As for "fairly," we can't say for sure where that line is drawn. What we can say is that in America, there is little danger of redistribution going beyond the point of fairness, wherever that may be.

So government economic policies should be evaluated by whether they serve or disserve the goals of prosperity and fairness. The easiest cases are policies that serve or disserve both goals. Universal public education is an example of something that serves both. Trade protectionism, most tax subsidies, and direct government subsidies to specific industries are examples of policies that make the economy poorer and less fair at the same time.

The tough issues are policies that make a trade-off between prosperity and fairness. The basic government activity of raising taxes imposes a burden on economic activity and therefore leads to less of it. Taxes, taken alone, harm prosperity. But taxes finance other government activities that promote prosperity and/or fairness. Free trade often burdens individuals near the bottom of the economic ladder. Thus it reduces fairness. But it promotes general prosperity. So how do you decide whether the trade-off is worth it?

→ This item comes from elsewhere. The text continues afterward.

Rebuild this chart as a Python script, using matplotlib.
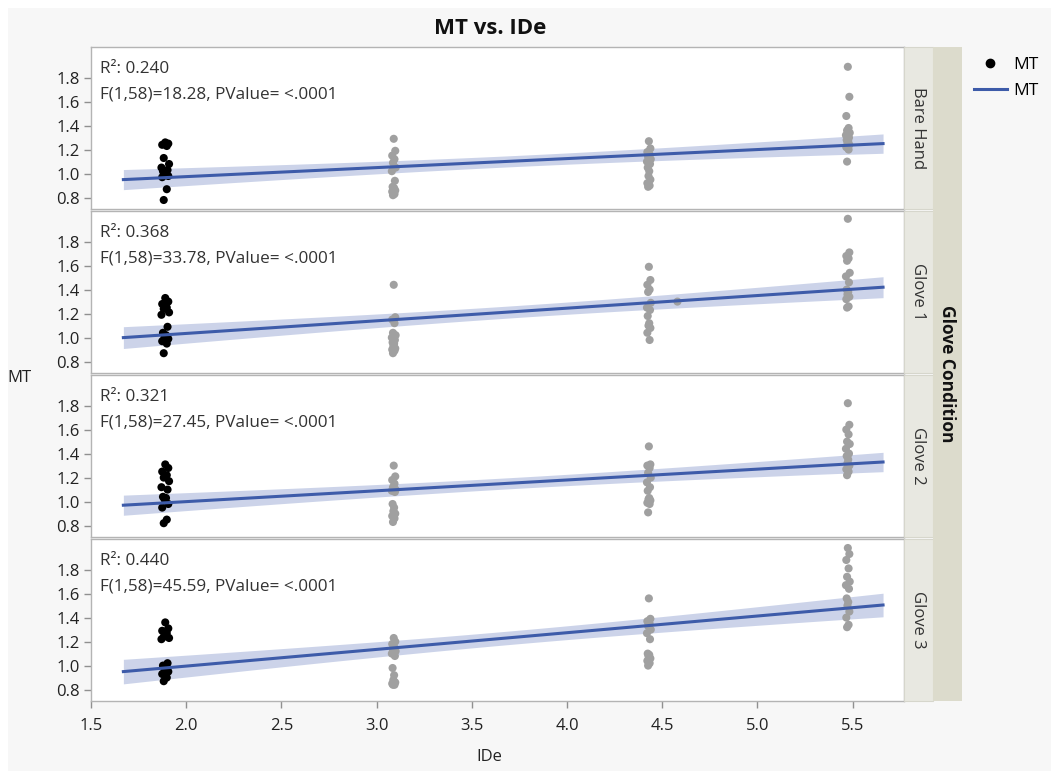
import numpy as np
import matplotlib
matplotlib.use('Agg')
import matplotlib.pyplot as plt
from matplotlib.patches import Rectangle
from matplotlib.lines import Line2D

plt.rcParams['font.family'] = ['Open Sans', 'DejaVu Sans']

# ---------------- data ----------------
panels = ['Bare Hand', 'Glove 1', 'Glove 2', 'Glove 3']
ide_levels = [1.89, 3.09, 4.43, 5.475]
r2_text = ['0.240', '0.368', '0.321', '0.440']
f_text = ['18.28', '33.78', '27.45', '45.59']
fit_x = [1.67, 5.66]
fit_start = [0.95, 1.00, 0.97, 0.95]
fit_end = [1.25, 1.42, 1.33, 1.505]

mt_bare = [
    [1.26, 1.25, 1.24, 1.23, 1.13, 1.08, 1.05, 1.03, 1.02, 1.01, 1.00, 0.98, 0.97, 0.87, 0.78],
    [1.29, 1.19, 1.15, 1.12, 1.09, 1.05, 1.02, 0.94, 0.89, 0.88, 0.87, 0.86, 0.85, 0.83, 0.82],
    [1.27, 1.21, 1.18, 1.16, 1.14, 1.12, 1.10, 1.08, 1.05, 1.02, 0.98, 0.95, 0.92, 0.90, 0.89],
    [1.89, 1.64, 1.48, 1.38, 1.36, 1.34, 1.32, 1.30, 1.28, 1.27, 1.25, 1.24, 1.22, 1.20, 1.10],
]
mt_glove1 = [
    [1.33, 1.30, 1.28, 1.25, 1.24, 1.21, 1.19, 1.09, 1.04, 1.02, 1.00, 0.99, 0.97, 0.95, 0.87],
    [1.44, 1.17, 1.15, 1.12, 1.04, 1.02, 1.00, 0.98, 0.96, 0.95, 0.93, 0.91, 0.90, 0.89, 0.87],
    [1.59, 1.48, 1.44, 1.40, 1.38, 1.29, 1.25, 1.23, 1.18, 1.12, 1.10, 1.08, 1.04, 0.98],
    [1.99, 1.71, 1.68, 1.66, 1.64, 1.54, 1.51, 1.46, 1.40, 1.38, 1.36, 1.34, 1.32, 1.26, 1.25],
]
mt_glove2 = [
    [1.31, 1.28, 1.25, 1.22, 1.20, 1.17, 1.12, 1.10, 1.04, 1.03, 1.02, 0.98, 0.95, 0.85, 0.82],
    [1.30, 1.21, 1.18, 1.15, 1.12, 1.10, 1.09, 1.08, 0.98, 0.95, 0.92, 0.90, 0.88, 0.86, 0.83],
    [1.46, 1.31, 1.30, 1.28, 1.24, 1.20, 1.16, 1.12, 1.09, 1.03, 1.02, 1.01, 0.99, 0.98, 0.91],
    [1.82, 1.64, 1.60, 1.56, 1.50, 1.48, 1.44, 1.40, 1.38, 1.35, 1.32, 1.30, 1.27, 1.25, 1.22],
]
mt_glove3 = [
    [1.36, 1.31, 1.29, 1.27, 1.24, 1.23, 1.22, 1.02, 1.00, 0.98, 0.97, 0.95, 0.93, 0.90, 0.87],
    [1.23, 1.20, 1.18, 1.15, 1.13, 1.12, 1.10, 1.08, 0.98, 0.92, 0.88, 0.86, 0.85, 0.84, 0.84],
    [1.56, 1.39, 1.37, 1.35, 1.33, 1.30, 1.27, 1.22, 1.10, 1.09, 1.08, 1.06, 1.04, 1.02, 1.00],
    [1.98, 1.93, 1.88, 1.81, 1.74, 1.70, 1.67, 1.64, 1.56, 1.53, 1.50, 1.45, 1.40, 1.34, 1.32],
]
# single off-level observation (Glove 1)
extra_ide = [None, 4.58, None, None]
extra_mt = [None, 1.30, None, None]

all_mt = [mt_bare, mt_glove1, mt_glove2, mt_glove3]

# small horizontal spread of points within an IDe level
jitter = [0.0, 0.02, -0.02, 0.01, -0.01, 0.025, -0.025, 0.015,
          -0.015, 0.005, -0.005, 0.02, -0.02, 0.01, -0.01]

# ---------------- figure ----------------
W, H = 1059, 771
fig = plt.figure(figsize=(W / 100, H / 100), dpi=100)
fig.patch.set_facecolor('white')
fig.add_artist(Rectangle((8 / W, 0), (1051 - 8) / W, 1 - 8 / H,
                         transform=fig.transFigure, facecolor='#f7f7f7',
                         edgecolor='none', zorder=0))

def fx(px):
    return px / W

def fy(py):
    return 1 - py / H

left_px, right_px = 91, 904
top_px, bottom_px = 47, 701
gap = 2
ph = (bottom_px - top_px - 3 * gap) / 4

blue = '#3d5ba9'
band_col = '#c3cce6'
grey_pt = '#a0a0a0'
spine_col = '#b4b4b4'
tick_fs = 12
txt_col = '#333333'

for i, name in enumerate(panels):
    t = top_px + i * (ph + gap)
    b = t + ph
    ax = fig.add_axes([fx(left_px), fy(b), fx(right_px) - fx(left_px), (b - t) / H])
    ax.set_facecolor('white')
    ax.set_xlim(1.5, 5.77)
    ax.set_ylim(0.705, 2.055)
    ax.set_yticks([0.8, 1.0, 1.2, 1.4, 1.6, 1.8])
    ax.set_yticklabels(['0.8', '1.0', '1.2', '1.4', '1.6', '1.8'])
    for s in ax.spines.values():
        s.set_color(spine_col)
        s.set_linewidth(1)
    ax.tick_params(axis='y', length=5, width=1, color='#909090', labelsize=tick_fs,
                   labelcolor='#222222', pad=3)
    if i < 3:
        ax.tick_params(axis='x', bottom=False, labelbottom=False)
    else:
        ax.set_xticks([1.5, 2.0, 2.5, 3.0, 3.5, 4.0, 4.5, 5.0, 5.5])
        ax.set_xticklabels(['1.5', '2.0', '2.5', '3.0', '3.5', '4.0', '4.5', '5.0', '5.5'])
        ax.tick_params(axis='x', length=5, width=1, color='#909090', labelsize=tick_fs,
                       labelcolor='#222222', pad=7)

    # points
    xs_all, ys_all = [], []
    for g, (lev, vals) in enumerate(zip(ide_levels, all_mt[i])):
        scale = 0.8 if g == 0 else 0.4
        xs = [lev + scale * jitter[k % len(jitter)] for k in range(len(vals))]
        xs_all += xs
        ys_all += vals
        ax.scatter(xs, vals, s=34, color='black' if g == 0 else grey_pt,
                   edgecolors='none', zorder=3 if g == 0 else 2)
    if extra_ide[i] is not None:
        ax.scatter([extra_ide[i]], [extra_mt[i]], s=34, color=grey_pt,
                   edgecolors='none', zorder=2)
        xs_all.append(extra_ide[i])
        ys_all.append(extra_mt[i])

    # fit line and confidence band
    slope = (fit_end[i] - fit_start[i]) / (fit_x[1] - fit_x[0])
    icpt = fit_start[i] - slope * fit_x[0]
    xa = np.array(xs_all)
    ya = np.array(ys_all)
    n = len(xa)
    resid = ya - (icpt + slope * xa)
    s_err = np.sqrt(np.sum(resid ** 2) / (n - 2))
    xbar = xa.mean()
    sxx = np.sum((xa - xbar) ** 2)
    xl = np.linspace(fit_x[0], fit_x[1], 100)
    yl = icpt + slope * xl
    hw = 2.0 * s_err * np.sqrt(1 / n + (xl - xbar) ** 2 / sxx)
    ax.fill_between(xl, yl - hw, yl + hw, color=band_col, alpha=0.85,
                    linewidth=0, zorder=1)
    ax.plot(xl, yl, color=blue, lw=2.2, zorder=4)

    ax.text(0.011, 0.865, 'R\u00b2: ' + r2_text[i], transform=ax.transAxes,
            fontsize=12.3, color=txt_col, va='center', ha='left')
    ax.text(0.011, 0.705, 'F(1,58)=' + f_text[i] + ', PValue= <.0001',
            transform=ax.transAxes, fontsize=12.3, color=txt_col,
            va='center', ha='left')

    # strip label
    fig.add_artist(Rectangle((fx(904), fy(b)), fx(933) - fx(904), (b - t) / H,
                             transform=fig.transFigure, facecolor='#e8e8e1',
                             edgecolor='#d6d6cc', lw=0.8, zorder=1))
    fig.text(fx(918.5), fy((t + b) / 2), name, rotation=-90, ha='center', va='center',
             fontsize=12, color=txt_col)

# outer strip
fig.add_artist(Rectangle((fx(933), fy(bottom_px)), fx(962) - fx(933),
                         (bottom_px - top_px) / H, transform=fig.transFigure,
                         facecolor='#dcdbcc', edgecolor='none', zorder=1))
fig.text(fx(947.5), fy((top_px + bottom_px) / 2), 'Glove Condition', rotation=-90,
         ha='center', va='center', fontsize=12.5, fontweight='bold', color='#111111')

# title and axis labels
fig.text(fx(490), fy(28), 'MT vs. IDe', ha='center', va='center',
         fontsize=16, fontweight='bold', color='#111111')
fig.text(fx(489), fy(757), 'IDe', ha='center', va='center', fontsize=12,
         color='#222222')
fig.text(fx(19), fy(378), 'MT', ha='center', va='center', fontsize=12,
         color='#222222')

# legend
handles = [Line2D([], [], marker='o', color='black', linestyle='none', markersize=6),
           Line2D([], [], color=blue, lw=2.2)]
fig.legend(handles, ['MT', 'MT'], loc='upper left',
           bbox_to_anchor=(fx(967), fy(50)), frameon=False, fontsize=12.5,
           handlelength=1.9, handletextpad=0.35, labelspacing=0.55,
           borderaxespad=0)

fig.savefig('out.png', dpi=100, facecolor=fig.get_facecolor())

A general guideline is that free market capitalism is good at prosperity and not so good at fairness. Therefore, as a general rule, there should be a division oflabor: let markets handle the operation of the economy, and then let government fiddle a bit with the results. There are, of course, the classic exceptions: externalities and public goods. Government must regulate to protect the environment, because market forces won't do it. But government policies aimed at either general or specific prosperity should be regarded with some suspicion. When evaluating a subsidy for particular industry, or a special tax break for some particular form of economic activity, the key question is why the government should know better than the market. If there isn't at least a convincing theory, the policy is a bad idea.

By contrast, the key question about policies aimed at fairness is the trade-off itself: does promoting fairness impose too great a cost on general prosperity? As discussed above, we are far from the point of having to worry whether redistribution itself discourages work effort by successful people (by taxing their reward) and unsuccessful people (by subsidizing their sloth). Undoubtedly it does so, but not much. The more pressing question is whether the method of redistribution is efficient. As a general principle, simple cash transactions are more efficient than more subtle forms of redistribution. Any policy that takes the form of government deciding what we produce (as opposed to maximizing our productive capacity and spreading the wealth a bit) will cost more than it delivers. Fairness arguments for any government activity except writing a check should be regarded with deep suspicion. Public television, art museums, etc., for example, may be justified on other grounds, but not as sensible ways to share the wealth.

A particular danger to avoid is luddism, or resistance to change in general. Proposals to protect the economic status quo come from all parts of the political spectrum, and are rationalized in terms of both prosperity and fairness. But they usually serve neither. Many such policies already exist: farm price supports, protectionism once again, various provisions of the tax code. The editorial page should take a hard line against institutionalizing fear of the future.